As to the possibility of using local anesthetic during brit milas, Goldberg said that was possible but not a good idea since it could do more harm than good to eight-day-old children.
He added, however, that he did use anaesthetizing creams to numb the area before carrying out circumcisions.
Goldberg said he hoped he would not be formally charged but that he was willing to stand trial for carrying out brit milas.
He added that the complaint reflected a more general problem in Europe with brit mila.
Jewish organizations around the world have reacted angrily to the criminal complaint against Goldberg.
Officials at the Simon Wiesenthal Center expressed “shock and anger” over the incident.
“Historically, attempts to stop the Jewish people from performing this core Jewish rite, dating back to our patriarch Abraham, were associated with ancient Greek and Roman rulers and modern-day tyrants like Stalin and Hitler, not democracies,” said Rabbi Marvin Hier, founder and dean of the center.
“This criminal complaint is an attack not only on one rabbi but against the entire Jewish people.
The Simon Wiesenthal Center will marshal all necessary political and legal expertise to thwart this outrage,” he added.
Ashkenazi Chief Rabbi Yona Metzger returned on Wednesday from a “public diplomacy visit” to Germany, having been asked by the German Jewish community, before Kamm lodged his complaint, to address the issue of Jewish circumcision with German decision-makers.
“Throughout the centuries Jews gave up their lives for this commandment, and when they were forbidden to perform it they did it in secret anyway,” he said. “We do not want, God forbid, to return to these dark days.”
Metzger said during a press conference in Germany that he was concerned that the Cologne ruling could not only affect the legal situation there but also in other European countries such as Switzerland, Austria and Denmark.
Germany’s Minister for Family Affairs Kristina Schröder told the main German Jewish newspaper Jüdische Allgemeine on Wednesday that “an appropriate anesthetic during circumcision is for me an important point.”
A spokesman from the ministry said that the German Ethics Council would meet on Thursday in Berlin to address the controversy.
Five experts, including theologians, lawyers and physicians, will be present, Said Schröder, “I recognize in Jewish religious practice there are ways to bring pain-free and medical standards in harmony with religious law.”
The minister met with Metzger and other rabbis to discuss the dispute.

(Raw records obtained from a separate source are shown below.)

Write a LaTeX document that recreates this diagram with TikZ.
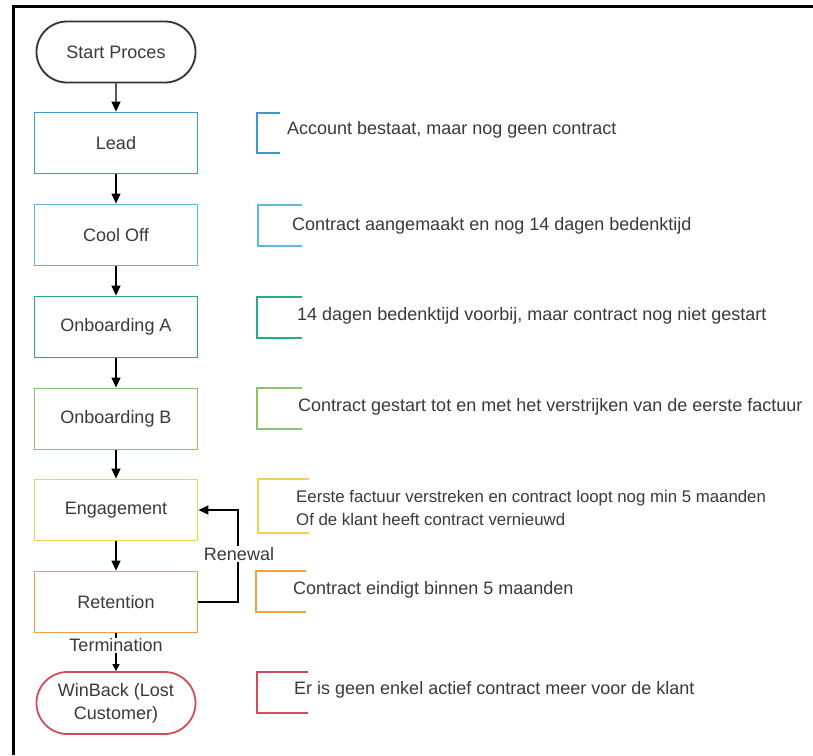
\documentclass[tikz,border=0pt]{standalone}
\usepackage{fontspec}
\setmainfont{Liberation Sans}
\usetikzlibrary{arrows.meta,shapes.misc,positioning}
\definecolor{ink}{HTML}{3A3A3A}
\definecolor{cLead}{HTML}{3E9BC9}
\definecolor{cCool}{HTML}{5DB9E0}
\definecolor{cOnbA}{HTML}{2EA88C}
\definecolor{cOnbB}{HTML}{8DC26F}
\definecolor{cEng}{HTML}{F4D055}
\definecolor{cRet}{HTML}{EFA048}
\definecolor{cWin}{HTML}{D24C5E}
\tikzset{
  stage/.style={draw=#1, line width=1.8pt, minimum width=163pt, minimum height=61pt,
    text=ink, font=\fontsize{18}{22}\selectfont, align=center, inner sep=2pt},
  terminal/.style={stage=#1, rounded rectangle},
  note/.style={anchor=west, text=ink, font=\fontsize{18}{22}\selectfont, align=left, inner sep=0pt},
  flow/.style={line width=1.3pt, draw=black, -{Triangle[width=9pt,length=10pt]}},
  brace/.style={line width=1.6pt, draw=#1},
  tag/.style={fill=white, text=ink, font=\fontsize{18}{20}\selectfont, inner sep=1pt}
}
\begin{document}
\begin{tikzpicture}[x=1pt,y=-1pt]
  \useasboundingbox (0,0) rectangle (813,755);
  \fill[white] (0,0) rectangle (813,755);
  % outer frame
  \draw[line width=3pt, black] (13,755) -- (13,6) -- (813,6);

  % stages
  \node[terminal=black!80] (start) at (116,52) {Start Proces};
  \node[stage=cLead] (lead) at (116,143) {Lead};
  \node[stage=cCool] (cool) at (116,235) {Cool Off};
  \node[stage=cOnbA] (onba) at (116,327) {Onboarding A};
  \node[stage=cOnbB] (onbb) at (116,419) {Onboarding B};
  \node[stage=cEng] (eng) at (116,510) {Engagement};
  \node[stage=cRet] (ret) at (116,602) {Retention};
  \node[terminal=cWin, minimum height=62pt, font=\fontsize{18}{23}\selectfont] (win) at (116,703) {WinBack (Lost\\Customer)};

  % main flow
  \draw[flow] (start) -- (lead);
  \draw[flow] (lead) -- (cool);
  \draw[flow] (cool) -- (onba);
  \draw[flow] (onba) -- (onbb);
  \draw[flow] (onbb) -- (eng);
  \draw[flow] (eng) -- (ret);
  \draw[line width=1.3pt, -{Triangle[width=7pt,length=7pt]}] (ret) -- (win)
    node[tag, pos=0.32] {Termination};

  % renewal loop
  \coordinate (rloop) at (238,602);
  \draw[flow] (ret.east) -- (rloop) -- (238,510) -- (eng.east);
  \node[tag] (renewal) at (239,554) {Renewal};

  % side notes with open brackets
  \draw[brace=cLead] (280,113) -- (257,113) -- (257,153) -- (280,153);
  \node[note] (nlead) at (287,130) {Account bestaat, maar nog geen contract};

  \draw[brace=cCool] (302,205) -- (258,205) -- (258,246) -- (302,246);
  \node[note] (ncool) at (292,226) {Contract aangemaakt en nog 14 dagen bedenktijd};

  \draw[brace=cOnbA] (302,297) -- (257,297) -- (257,338) -- (302,338);
  \node[note] (nonba) at (297,316) {14 dagen bedenktijd voorbij, maar contract nog niet gestart};

  \draw[brace=cOnbB] (302,388) -- (257,388) -- (257,429) -- (302,429);
  \node[note] (nonbb) at (298,407) {Contract gestart tot en met het verstrijken van de eerste factuur};

  \draw[brace=cEng] (309,479) -- (258,479) -- (258,533) -- (309,533);
  \node[note, font=\fontsize{16.8}{23}\selectfont] (neng) at (296,508) {Eerste factuur verstreken en contract loopt nog min 5 maanden\\Of de klant heeft contract vernieuwd};

  \draw[brace=cRet] (306,571) -- (256,571) -- (256,612) -- (306,612);
  \node[note] (nret) at (293,590) {Contract eindigt binnen 5 maanden};

  \draw[brace=cWin] (308,672) -- (257,672) -- (257,713) -- (308,713);
  \node[note] (nwin) at (294,690) {Er is geen enkel actief contract meer voor de klant};
\end{tikzpicture}
\end{document}
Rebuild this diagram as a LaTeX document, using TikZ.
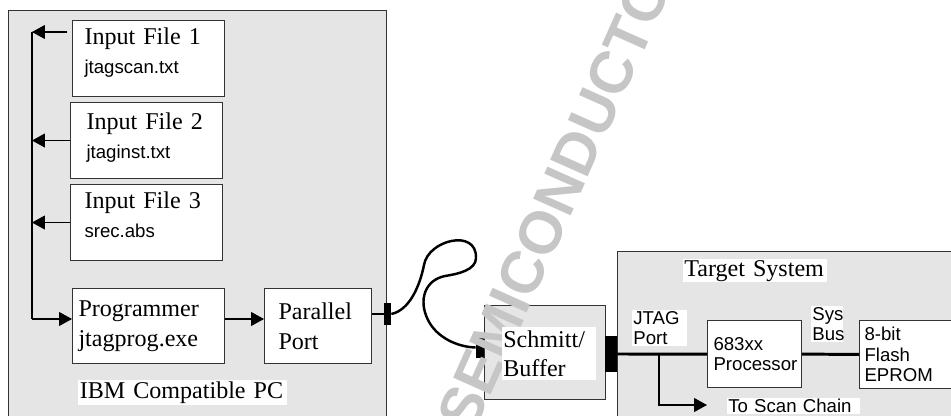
\documentclass[tikz,border=0pt]{standalone}
\usepackage{fontspec}
\setmainfont{Liberation Serif}
\setsansfont{Liberation Sans}
\usetikzlibrary{arrows.meta}
\tikzset{
    frame/.style={draw=black!80, fill=gray!20, line width=0.6pt, anchor=north west, inner sep=0pt},
    unit/.style={draw=black!80, fill=white, line width=0.6pt, anchor=north west, align=left, inner ysep=0pt},
    rmtext/.style={font=\fontsize{13.7}{16.8}\selectfont},
    sftext/.style={font=\sffamily\fontsize{10.6}{11.6}\selectfont},
    tag/.style={fill=white, anchor=north west, align=left, inner sep=0.02cm},
    plug/.style={fill=black, inner sep=0pt},
    flow/.style={line width=0.6pt, -{Triangle[length=0.26cm,width=0.28cm]}},
    bus/.style={line width=1.7pt},
    cable/.style={line width=1.4pt},
    wmark/.style={text=gray!45, font=\sffamily\bfseries\fontsize{34}{34}\selectfont, rotate=66},
}
\newcommand{\sfline}[1]{{\sffamily\fontsize{10.6}{16.8}\selectfont #1}}
\begin{document}
\begin{tikzpicture}[x=0.02cm, y=-0.02cm]
    \useasboundingbox (0,0) rectangle (951,416);
    \clip (0,0) rectangle (951,416);
    % PC side
    \node[frame, minimum width=7.56cm, minimum height=8.4cm] (pc) at (8,10) {};
    \node[unit, rmtext, text width=2.56cm, inner xsep=0.24cm, minimum height=1.52cm] (file1) at (72,20)
        {Input File 1\\\sfline{jtagscan.txt\rule[-0.32cm]{0pt}{0pt}}};
    \node[unit, rmtext, text width=2.4cm, inner xsep=0.32cm, minimum height=1.52cm] (file2) at (70,102)
        {Input File 2\\\sfline{jtaginst.txt\rule[-0.2cm]{0pt}{0pt}}};
    \node[unit, rmtext, text width=2.48cm, inner xsep=0.28cm, minimum height=1.52cm] (file3) at (70,184)
        {Input File 3\\\sfline{srec.abs\rule[-0.32cm]{0pt}{0pt}}};
    \node[unit, rmtext, text width=2.8cm, inner xsep=0.12cm, minimum height=1.5cm] (prog) at (72,288)
        {Programmer\\jtagprog.exe};
    \node[unit, rmtext, text width=1.58cm, inner xsep=0.28cm, minimum height=1.5cm] (port) at (264,288)
        {Parallel\\Port};
    \node[plug, minimum width=0.14cm, minimum height=0.44cm] (pcplug) at (387.5,314) {};
    % buffer and target
    \node[frame, minimum width=2.42cm, minimum height=1.88cm] (schmitt) at (484,305) {};
    \node[plug, minimum width=0.16cm, minimum height=0.42cm] (schmittin) at (480,347.5) {};
    \node[plug, minimum width=0.24cm, minimum height=0.72cm] (schmittout) at (611,354) {};
    \node[frame, minimum width=7.2cm, minimum height=3.8cm] (target) at (617,251) {};
    \node[unit, sftext, text width=1.64cm, inner xsep=0.12cm, minimum height=1.34cm] (proc) at (707,320)
        {683xx\\Processor};
    \node[unit, sftext, text width=2.0cm, inner xsep=0.1cm, minimum height=1.36cm] (flash) at (859,320)
        {8-bit\\Flash\\EPROM};
    % watermark
    \node[wmark] (wm) at (563,183) {SEMICONDUCTOR};
    % labels
    \node[tag, rmtext, text width=4.12cm, inner sep=0.03cm] (pclabel) at (78,380) {IBM Compatible PC};
    \node[tag, rmtext, text width=1.84cm, inner ysep=0.06cm] (bufname) at (502,327) {Schmitt/\\Buffer};
    \node[tag, rmtext, text width=2.84cm] (tgtlabel) at (683,259) {Target System};
    \node[tag, sftext, text width=1.06cm] (jtag) at (632,310) {JTAG\\Port};
    \node[tag, sftext, text width=0.6cm] (sysbus) at (811,306) {Sys\\Bus};
    \node[tag, sftext, text width=2.62cm] (scan) at (727,398) {To Scan Chain};
    % file arrows into the programmer
    \coordinate (bustop) at (32,32);
    \coordinate (busbot) at (32,319);
    \draw[flow, shorten <=0.1cm] (file1.west |- bustop) -- (bustop);
    \draw[flow] (file2.west) -- (file2.west -| bustop);
    \draw[flow] (file3.west) -- (file3.west -| bustop);
    \draw[line width=0.6pt] (bustop) -- (busbot);
    \draw[flow] (busbot) -- (busbot -| prog.west);
    \draw[flow] (prog.east |- busbot) -- (port.west |- busbot);
    \draw[line width=0.6pt] (port.east |- pcplug) -- (pcplug);
    % cable
    \draw[cable] (pcplug.east) .. controls (410,310) and (420,285) .. (424,265)
        .. controls (428,240) and (477,228) .. (476,258)
        .. controls (476,270) and (458,274) .. (445,276)
        .. controls (425,280) and (418,300) .. (428,320)
        .. controls (437,338) and (458,347) .. (schmittin.west);
    % target connections
    \draw[bus] (schmittout) -- (proc);
    \draw[bus] (proc) -- (flash);
    \coordinate (tap) at (659,354);
    \coordinate (scanend) at (707,405);
    \draw[flow] (tap) |- (scanend);
\end{tikzpicture}
\end{document}
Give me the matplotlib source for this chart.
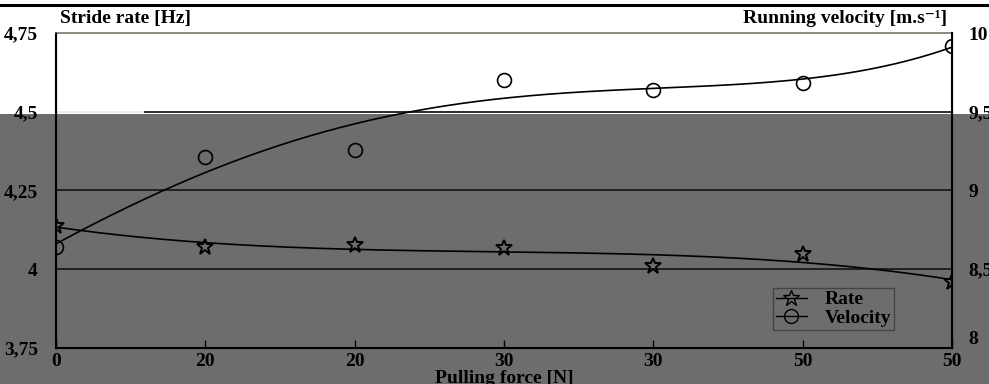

Metzger stressed the possibility of medical training for Jewish circumcision practitioners but rejected the use of local anesthetic.
German Foreign Minister Guido Westerwelle said during a visit to Liechtenstein that “Jewish and Muslim traditions must be allowed in Germany without legal hindrance. We should not play with the reputation of Germany in the world as a land of religious tolerance.”
European Jewish Congress president Moshe Kantor expressed “outrage” at the criminal complaint.
“It has been many decades since a Jew was charged for practicing Judaism openly and [this] is reminiscent of far darker times,” Kantor said in a statement to the press. “We hope that in Germany, of all places, the authorities would remain far more sensitive to this issue.
“The charges laid against a Jewish religious leader for performing a fully legal action is outrageous and a very troubling escalation sending a deeply problematic message to the Jewish community,” Kantor said.
The Rabbinical Center of Europe, an organization representing more than 700 Orthodox rabbis from across the continent, issued a statement saying it had mobilized Europeans to support Goldberg, and that the number of responses from business executives, Jewish and non-Jewish, who said they would help fund all necessary legal costs had been “overwhelming.”
Rabbi Aryeh Goldberg, deputy director of the RCE, explained that “Jews in Europe feel that this is an struggle against Judaism. On the one hand it makes them angry, and on the other it creates a great deal of sympathy and solidarity in the non-Jewish population.”